Mulvaney has been documenting her transition on social media for over a year. On April 1, she posted a video to Instagram with some custom Bud Light cans that had her face on them. Bud Light sent her those cans for the sponsored video and to celebrate her recent 365 days of being a girl.
In the weeks since she posted that 50-second video, conservatives lost their minds, posting videos as they dumped out Bud Light beer and shot up cases of Bud Light with semiautomatic rifles. Elected Republicans claimed that Mulvaney was a pedophile (without any evidence at all) and that the global balance of power would be upset by Mulvaney’s Instagram video. Others said that they were boycotting Bud Light, often switching to other LGBTQ+ friendly brands.
Mulvaney stopped posting to social media for a few weeks as conservatives continued to work out their rage against her in sometimes embarrassing ways.
But now she’s back, responding to the outrage in a video for her followers.
“It’s day 9,610 of being a human,” she said. “And I’m going to try and leave gender out of this since that’s how we found ourselves here.”
She said that she has been reading the criticisms of her, which she called “so far from my truth that I was like hearing my name, and I didn’t even know who they were talking about sometimes. It’s a very dissociative feeling.”

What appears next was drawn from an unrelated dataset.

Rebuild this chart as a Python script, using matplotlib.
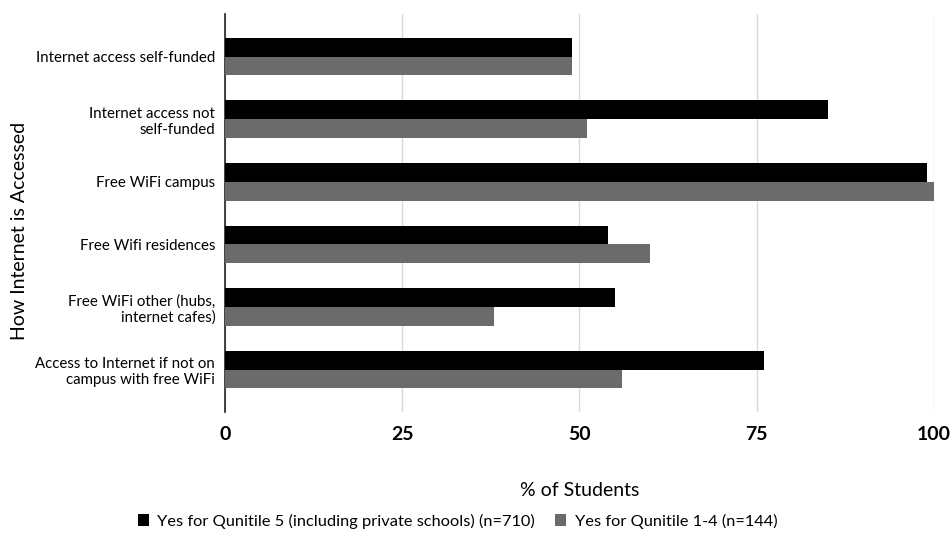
import matplotlib
matplotlib.use("Agg")
import matplotlib.pyplot as plt
import numpy as np

plt.rcParams['font.family'] = ['Lato', 'DejaVu Sans']

categories = [
    "Internet access self-funded",
    "Internet access not\nself-funded",
    "Free WiFi campus",
    "Free Wifi residences",
    "Free WiFi other (hubs,\ninternet cafes)",
    "Access to Internet if not on\ncampus with free WiFi",
]
quintile5 = [49, 85, 99, 54, 55, 76]
quintile1_4 = [49, 51, 100, 60, 38, 56]
series_labels = [
    "Yes for Qunitile 5 (including private schools) (n=710)",
    "Yes for Qunitile 1-4 (n=144)",
]
xticks = [0, 25, 50, 75, 100]

fig = plt.figure(figsize=(9.53, 5.36), dpi=100)
ax = fig.add_axes([0.236, 0.231, 0.744, 0.743])

y = np.arange(len(categories))
h = 0.3
ax.barh(y - h / 2, quintile5, height=h, color="#000000", label=series_labels[0], zorder=3)
ax.barh(y + h / 2, quintile1_4, height=h, color="#6b6b6b", label=series_labels[1], zorder=3)

ax.set_ylim(len(categories) - 1 + 0.68, -0.68)
ax.set_xlim(0, 100)
ax.set_yticks(y)
ax.set_yticklabels(categories, fontsize=10.8)
ax.set_xticks(xticks)
ax.set_xticklabels([str(t) for t in xticks], fontsize=14, fontweight="bold")
ax.tick_params(axis="both", length=0)
ax.tick_params(axis="x", pad=10)
ax.tick_params(axis="y", pad=7)

ax.grid(axis="x", color="#d9d9d9", linewidth=1, zorder=0)
for s in ["top", "right", "bottom"]:
    ax.spines[s].set_visible(False)
ax.spines["left"].set_color("#222222")
ax.spines["left"].set_linewidth(1.2)

ax.set_xlabel("% of Students", fontsize=14, labelpad=28)
ax.set_ylabel("How Internet is Accessed", fontsize=14)
ax.yaxis.set_label_coords(-0.278, 0.455)

fig.legend(loc="center", bbox_to_anchor=(0.48, 0.028), ncol=2, frameon=False,
           fontsize=11.8, handlelength=0.7, handleheight=0.7, handletextpad=0.5,
           columnspacing=1.2)

fig.savefig("out.png", dpi=100)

“I decided to take the backseat and just let them tucker themselves out,” she said. But she explained that she had to start speaking publicly again to get some control over the narrative about her.
“I’ve been having crazy deja vu because I’m an adult, I’m 26, and throughout childhood, I was called too feminine and over-the-top,” she said, citing a few things that right-wingers have been saying about her. “Here I am now, being called all of those same things, but this time it’s from other adults.”
“If they’re going to accuse me of anything, it should be that I’m a theater person and that I’m camp. But this is just my personality, and it always has been,” she said.
Mulvaney called out some of the more extreme attacks on her character.
“I think it’s OK to be frustrated with someone or confused, but what I’m struggling to understand is the need to dehumanize and to be cruel. I don’t think that’s right,” she said.
“I’m embarrassed to even tell you this, but I was nervous that you were going to start believing those things that they were saying about me, since it is so loud,” she continued. “But I’m gonna go ahead and trust that the people that know me and my heart won’t listen to that noise.”
She said that she wants to make content on social media that has nothing to do with her identity.